## [Brief]
Images are not part of the copy; write out the rest of the data exactly as given.

Source code of charts
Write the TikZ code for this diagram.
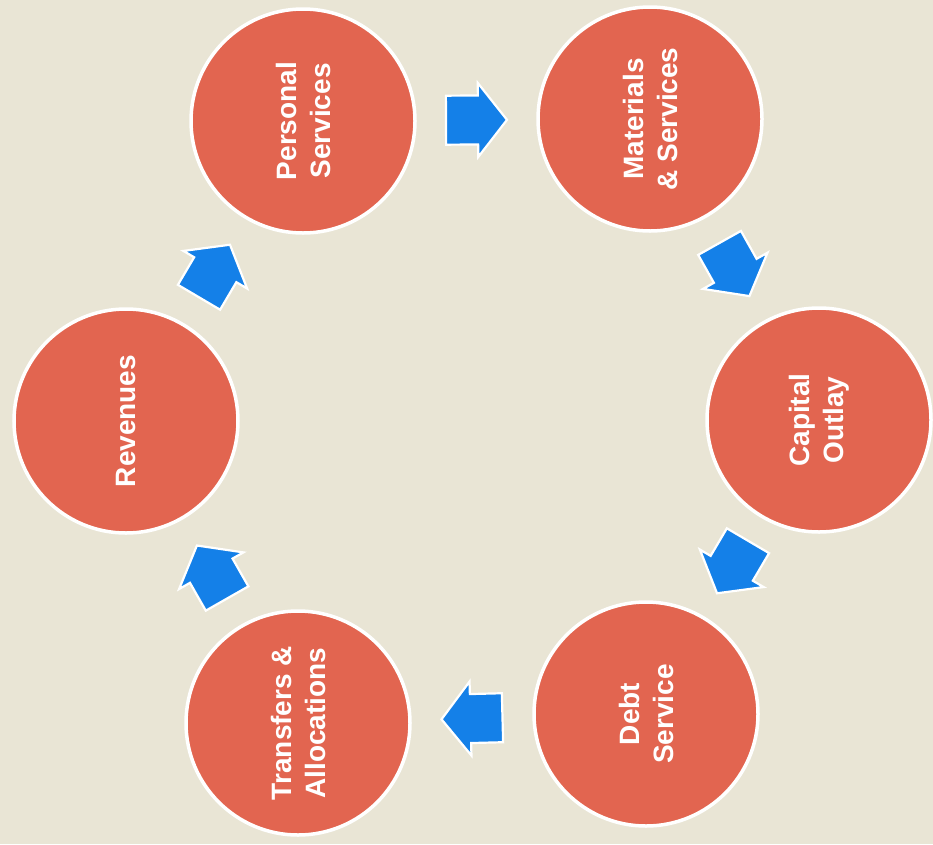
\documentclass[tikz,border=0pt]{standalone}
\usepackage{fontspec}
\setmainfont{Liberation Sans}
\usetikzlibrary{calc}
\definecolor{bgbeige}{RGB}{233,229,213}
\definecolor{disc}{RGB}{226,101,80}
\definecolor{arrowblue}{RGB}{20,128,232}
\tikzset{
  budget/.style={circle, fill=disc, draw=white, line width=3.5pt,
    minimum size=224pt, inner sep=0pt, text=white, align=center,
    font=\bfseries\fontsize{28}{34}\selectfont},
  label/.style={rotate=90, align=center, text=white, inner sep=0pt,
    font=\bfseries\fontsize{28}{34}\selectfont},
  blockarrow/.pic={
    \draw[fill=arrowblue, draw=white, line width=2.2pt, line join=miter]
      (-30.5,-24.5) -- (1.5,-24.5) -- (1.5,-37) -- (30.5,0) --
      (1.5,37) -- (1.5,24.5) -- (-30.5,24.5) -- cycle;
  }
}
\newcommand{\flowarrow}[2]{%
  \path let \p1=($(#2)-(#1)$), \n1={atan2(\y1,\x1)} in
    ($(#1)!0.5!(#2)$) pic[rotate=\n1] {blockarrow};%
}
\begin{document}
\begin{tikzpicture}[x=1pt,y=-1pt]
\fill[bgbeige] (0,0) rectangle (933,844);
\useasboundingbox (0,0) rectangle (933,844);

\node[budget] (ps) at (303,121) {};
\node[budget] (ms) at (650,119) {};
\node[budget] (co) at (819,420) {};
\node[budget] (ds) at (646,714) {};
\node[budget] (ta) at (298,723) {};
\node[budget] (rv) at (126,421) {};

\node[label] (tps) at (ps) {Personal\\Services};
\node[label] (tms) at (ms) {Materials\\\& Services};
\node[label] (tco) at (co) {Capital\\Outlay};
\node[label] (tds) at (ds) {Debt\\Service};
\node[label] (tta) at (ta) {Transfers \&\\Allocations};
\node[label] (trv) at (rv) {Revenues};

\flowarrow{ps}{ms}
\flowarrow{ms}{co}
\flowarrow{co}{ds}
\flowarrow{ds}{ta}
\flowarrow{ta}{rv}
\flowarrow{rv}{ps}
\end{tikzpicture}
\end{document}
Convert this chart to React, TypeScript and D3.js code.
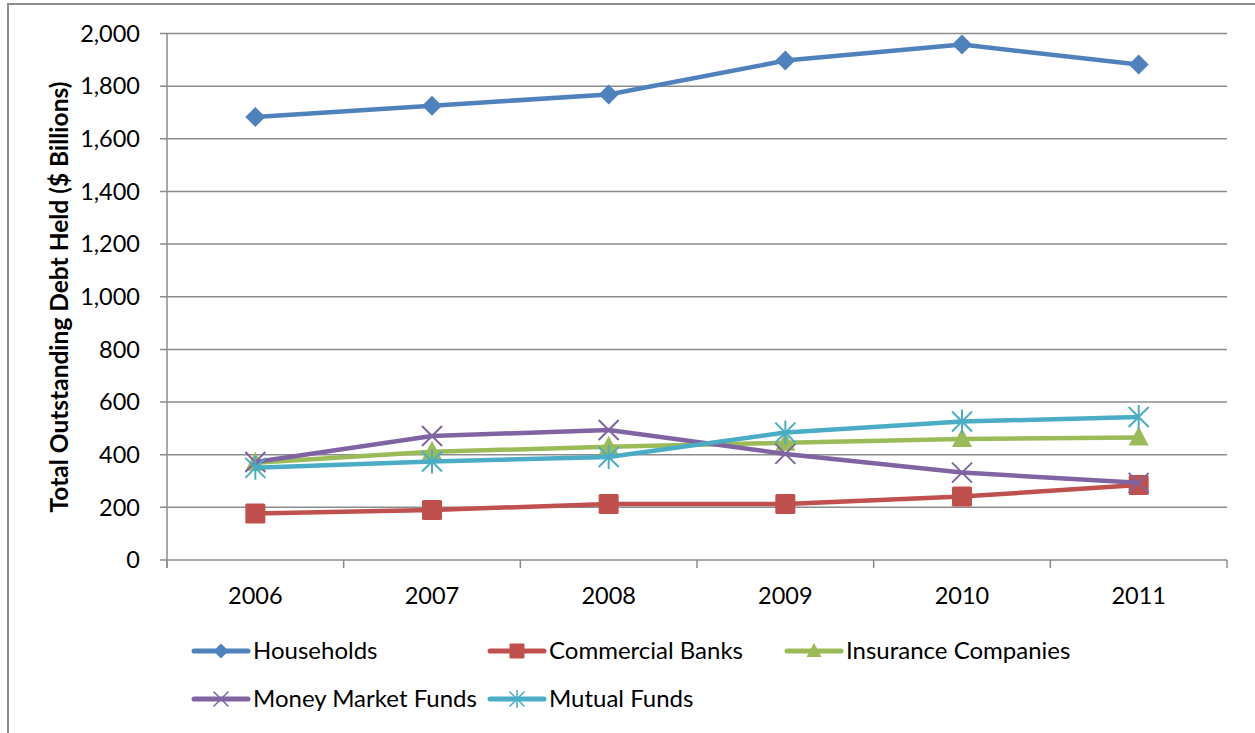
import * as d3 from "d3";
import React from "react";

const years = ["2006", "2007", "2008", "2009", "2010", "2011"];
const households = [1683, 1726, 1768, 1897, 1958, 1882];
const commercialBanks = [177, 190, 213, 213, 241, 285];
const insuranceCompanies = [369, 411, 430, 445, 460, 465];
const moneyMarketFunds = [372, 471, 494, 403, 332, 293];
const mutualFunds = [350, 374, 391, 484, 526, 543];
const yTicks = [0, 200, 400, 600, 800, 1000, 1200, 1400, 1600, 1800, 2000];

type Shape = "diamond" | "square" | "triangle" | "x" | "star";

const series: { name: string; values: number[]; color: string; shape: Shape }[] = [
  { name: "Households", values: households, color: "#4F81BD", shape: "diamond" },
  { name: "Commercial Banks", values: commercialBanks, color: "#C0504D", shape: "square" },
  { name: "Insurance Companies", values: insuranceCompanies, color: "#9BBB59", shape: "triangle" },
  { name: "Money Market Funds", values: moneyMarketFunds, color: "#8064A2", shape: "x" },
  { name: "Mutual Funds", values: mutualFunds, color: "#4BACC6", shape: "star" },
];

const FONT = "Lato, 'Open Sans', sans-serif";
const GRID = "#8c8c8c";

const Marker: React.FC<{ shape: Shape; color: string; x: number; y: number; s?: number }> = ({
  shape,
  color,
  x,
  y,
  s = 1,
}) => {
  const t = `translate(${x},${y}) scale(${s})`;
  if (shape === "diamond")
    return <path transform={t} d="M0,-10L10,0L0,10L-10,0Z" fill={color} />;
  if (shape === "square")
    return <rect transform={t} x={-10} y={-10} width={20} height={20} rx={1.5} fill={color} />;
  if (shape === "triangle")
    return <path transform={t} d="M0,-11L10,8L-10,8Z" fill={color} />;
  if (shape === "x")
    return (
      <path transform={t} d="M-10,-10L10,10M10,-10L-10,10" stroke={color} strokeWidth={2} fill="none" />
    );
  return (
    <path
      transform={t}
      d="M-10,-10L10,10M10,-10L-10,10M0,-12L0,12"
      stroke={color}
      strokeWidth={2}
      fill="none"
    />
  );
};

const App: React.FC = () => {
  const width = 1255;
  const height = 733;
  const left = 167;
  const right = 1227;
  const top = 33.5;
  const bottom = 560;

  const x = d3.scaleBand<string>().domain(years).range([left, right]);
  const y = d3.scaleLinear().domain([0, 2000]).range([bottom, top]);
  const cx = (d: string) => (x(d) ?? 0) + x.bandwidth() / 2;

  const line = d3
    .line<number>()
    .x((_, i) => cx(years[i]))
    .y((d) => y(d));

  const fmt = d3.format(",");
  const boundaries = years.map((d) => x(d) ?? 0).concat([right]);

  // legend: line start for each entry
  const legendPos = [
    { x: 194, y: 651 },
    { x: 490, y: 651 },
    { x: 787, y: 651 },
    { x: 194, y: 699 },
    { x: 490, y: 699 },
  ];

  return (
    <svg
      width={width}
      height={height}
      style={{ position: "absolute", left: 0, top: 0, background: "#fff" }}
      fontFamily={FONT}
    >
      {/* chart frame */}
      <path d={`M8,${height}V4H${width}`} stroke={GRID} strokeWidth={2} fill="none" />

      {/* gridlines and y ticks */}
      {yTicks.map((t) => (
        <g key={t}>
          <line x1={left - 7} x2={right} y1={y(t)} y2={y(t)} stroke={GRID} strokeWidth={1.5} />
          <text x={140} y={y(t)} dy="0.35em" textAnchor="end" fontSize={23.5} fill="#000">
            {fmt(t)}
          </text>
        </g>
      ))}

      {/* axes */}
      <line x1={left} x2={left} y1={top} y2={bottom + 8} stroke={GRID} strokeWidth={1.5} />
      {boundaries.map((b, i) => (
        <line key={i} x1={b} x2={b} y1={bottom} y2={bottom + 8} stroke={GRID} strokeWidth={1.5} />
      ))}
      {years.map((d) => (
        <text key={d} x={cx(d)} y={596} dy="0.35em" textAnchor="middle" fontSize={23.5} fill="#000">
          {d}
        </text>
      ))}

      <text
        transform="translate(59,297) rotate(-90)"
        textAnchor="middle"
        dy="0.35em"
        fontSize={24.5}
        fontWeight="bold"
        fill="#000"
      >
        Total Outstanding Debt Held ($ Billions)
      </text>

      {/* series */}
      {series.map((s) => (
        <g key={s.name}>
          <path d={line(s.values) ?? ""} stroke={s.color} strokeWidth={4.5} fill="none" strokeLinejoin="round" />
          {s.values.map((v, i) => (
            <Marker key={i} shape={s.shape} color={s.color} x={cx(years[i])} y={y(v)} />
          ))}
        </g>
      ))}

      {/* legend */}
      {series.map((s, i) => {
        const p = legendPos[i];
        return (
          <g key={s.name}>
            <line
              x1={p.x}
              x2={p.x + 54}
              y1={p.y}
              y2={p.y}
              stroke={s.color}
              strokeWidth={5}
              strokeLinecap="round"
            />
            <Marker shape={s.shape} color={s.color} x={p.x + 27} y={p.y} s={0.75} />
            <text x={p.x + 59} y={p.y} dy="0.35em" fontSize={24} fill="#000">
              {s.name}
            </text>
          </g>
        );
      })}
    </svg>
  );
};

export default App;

## [Reply to the task]
Write the TikZ code for this diagram.
\documentclass[tikz,border=0pt]{standalone}
\usepackage{fontspec}
\setmainfont{Liberation Sans}
\usetikzlibrary{calc}
\definecolor{bgbeige}{RGB}{233,229,213}
\definecolor{disc}{RGB}{226,101,80}
\definecolor{arrowblue}{RGB}{20,128,232}
\tikzset{
  budget/.style={circle, fill=disc, draw=white, line width=3.5pt,
    minimum size=224pt, inner sep=0pt, text=white, align=center,
    font=\bfseries\fontsize{28}{34}\selectfont},
  label/.style={rotate=90, align=center, text=white, inner sep=0pt,
    font=\bfseries\fontsize{28}{34}\selectfont},
  blockarrow/.pic={
    \draw[fill=arrowblue, draw=white, line width=2.2pt, line join=miter]
      (-30.5,-24.5) -- (1.5,-24.5) -- (1.5,-37) -- (30.5,0) --
      (1.5,37) -- (1.5,24.5) -- (-30.5,24.5) -- cycle;
  }
}
\newcommand{\flowarrow}[2]{%
  \path let \p1=($(#2)-(#1)$), \n1={atan2(\y1,\x1)} in
    ($(#1)!0.5!(#2)$) pic[rotate=\n1] {blockarrow};%
}
\begin{document}
\begin{tikzpicture}[x=1pt,y=-1pt]
\fill[bgbeige] (0,0) rectangle (933,844);
\useasboundingbox (0,0) rectangle (933,844);

\node[budget] (ps) at (303,121) {};
\node[budget] (ms) at (650,119) {};
\node[budget] (co) at (819,420) {};
\node[budget] (ds) at (646,714) {};
\node[budget] (ta) at (298,723) {};
\node[budget] (rv) at (126,421) {};

\node[label] (tps) at (ps) {Personal\\Services};
\node[label] (tms) at (ms) {Materials\\\& Services};
\node[label] (tco) at (co) {Capital\\Outlay};
\node[label] (tds) at (ds) {Debt\\Service};
\node[label] (tta) at (ta) {Transfers \&\\Allocations};
\node[label] (trv) at (rv) {Revenues};

\flowarrow{ps}{ms}
\flowarrow{ms}{co}
\flowarrow{co}{ds}
\flowarrow{ds}{ta}
\flowarrow{ta}{rv}
\flowarrow{rv}{ps}
\end{tikzpicture}
\end{document}
Convert this chart to React, TypeScript and D3.js code.
import * as d3 from "d3";
import React from "react";

const years = ["2006", "2007", "2008", "2009", "2010", "2011"];
const households = [1683, 1726, 1768, 1897, 1958, 1882];
const commercialBanks = [177, 190, 213, 213, 241, 285];
const insuranceCompanies = [369, 411, 430, 445, 460, 465];
const moneyMarketFunds = [372, 471, 494, 403, 332, 293];
const mutualFunds = [350, 374, 391, 484, 526, 543];
const yTicks = [0, 200, 400, 600, 800, 1000, 1200, 1400, 1600, 1800, 2000];

type Shape = "diamond" | "square" | "triangle" | "x" | "star";

const series: { name: string; values: number[]; color: string; shape: Shape }[] = [
  { name: "Households", values: households, color: "#4F81BD", shape: "diamond" },
  { name: "Commercial Banks", values: commercialBanks, color: "#C0504D", shape: "square" },
  { name: "Insurance Companies", values: insuranceCompanies, color: "#9BBB59", shape: "triangle" },
  { name: "Money Market Funds", values: moneyMarketFunds, color: "#8064A2", shape: "x" },
  { name: "Mutual Funds", values: mutualFunds, color: "#4BACC6", shape: "star" },
];

const FONT = "Lato, 'Open Sans', sans-serif";
const GRID = "#8c8c8c";

const Marker: React.FC<{ shape: Shape; color: string; x: number; y: number; s?: number }> = ({
  shape,
  color,
  x,
  y,
  s = 1,
}) => {
  const t = `translate(${x},${y}) scale(${s})`;
  if (shape === "diamond")
    return <path transform={t} d="M0,-10L10,0L0,10L-10,0Z" fill={color} />;
  if (shape === "square")
    return <rect transform={t} x={-10} y={-10} width={20} height={20} rx={1.5} fill={color} />;
  if (shape === "triangle")
    return <path transform={t} d="M0,-11L10,8L-10,8Z" fill={color} />;
  if (shape === "x")
    return (
      <path transform={t} d="M-10,-10L10,10M10,-10L-10,10" stroke={color} strokeWidth={2} fill="none" />
    );
  return (
    <path
      transform={t}
      d="M-10,-10L10,10M10,-10L-10,10M0,-12L0,12"
      stroke={color}
      strokeWidth={2}
      fill="none"
    />
  );
};

const App: React.FC = () => {
  const width = 1255;
  const height = 733;
  const left = 167;
  const right = 1227;
  const top = 33.5;
  const bottom = 560;

  const x = d3.scaleBand<string>().domain(years).range([left, right]);
  const y = d3.scaleLinear().domain([0, 2000]).range([bottom, top]);
  const cx = (d: string) => (x(d) ?? 0) + x.bandwidth() / 2;

  const line = d3
    .line<number>()
    .x((_, i) => cx(years[i]))
    .y((d) => y(d));

  const fmt = d3.format(",");
  const boundaries = years.map((d) => x(d) ?? 0).concat([right]);

  // legend: line start for each entry
  const legendPos = [
    { x: 194, y: 651 },
    { x: 490, y: 651 },
    { x: 787, y: 651 },
    { x: 194, y: 699 },
    { x: 490, y: 699 },
  ];

  return (
    <svg
      width={width}
      height={height}
      style={{ position: "absolute", left: 0, top: 0, background: "#fff" }}
      fontFamily={FONT}
    >
      {/* chart frame */}
      <path d={`M8,${height}V4H${width}`} stroke={GRID} strokeWidth={2} fill="none" />

      {/* gridlines and y ticks */}
      {yTicks.map((t) => (
        <g key={t}>
          <line x1={left - 7} x2={right} y1={y(t)} y2={y(t)} stroke={GRID} strokeWidth={1.5} />
          <text x={140} y={y(t)} dy="0.35em" textAnchor="end" fontSize={23.5} fill="#000">
            {fmt(t)}
          </text>
        </g>
      ))}

      {/* axes */}
      <line x1={left} x2={left} y1={top} y2={bottom + 8} stroke={GRID} strokeWidth={1.5} />
      {boundaries.map((b, i) => (
        <line key={i} x1={b} x2={b} y1={bottom} y2={bottom + 8} stroke={GRID} strokeWidth={1.5} />
      ))}
      {years.map((d) => (
        <text key={d} x={cx(d)} y={596} dy="0.35em" textAnchor="middle" fontSize={23.5} fill="#000">
          {d}
        </text>
      ))}

      <text
        transform="translate(59,297) rotate(-90)"
        textAnchor="middle"
        dy="0.35em"
        fontSize={24.5}
        fontWeight="bold"
        fill="#000"
      >
        Total Outstanding Debt Held ($ Billions)
      </text>

      {/* series */}
      {series.map((s) => (
        <g key={s.name}>
          <path d={line(s.values) ?? ""} stroke={s.color} strokeWidth={4.5} fill="none" strokeLinejoin="round" />
          {s.values.map((v, i) => (
            <Marker key={i} shape={s.shape} color={s.color} x={cx(years[i])} y={y(v)} />
          ))}
        </g>
      ))}

      {/* legend */}
      {series.map((s, i) => {
        const p = legendPos[i];
        return (
          <g key={s.name}>
            <line
              x1={p.x}
              x2={p.x + 54}
              y1={p.y}
              y2={p.y}
              stroke={s.color}
              strokeWidth={5}
              strokeLinecap="round"
            />
            <Marker shape={s.shape} color={s.color} x={p.x + 27} y={p.y} s={0.75} />
            <text x={p.x + 59} y={p.y} dy="0.35em" fontSize={24} fill="#000">
              {s.name}
            </text>
          </g>
        );
      })}
    </svg>
  );
};

export default App;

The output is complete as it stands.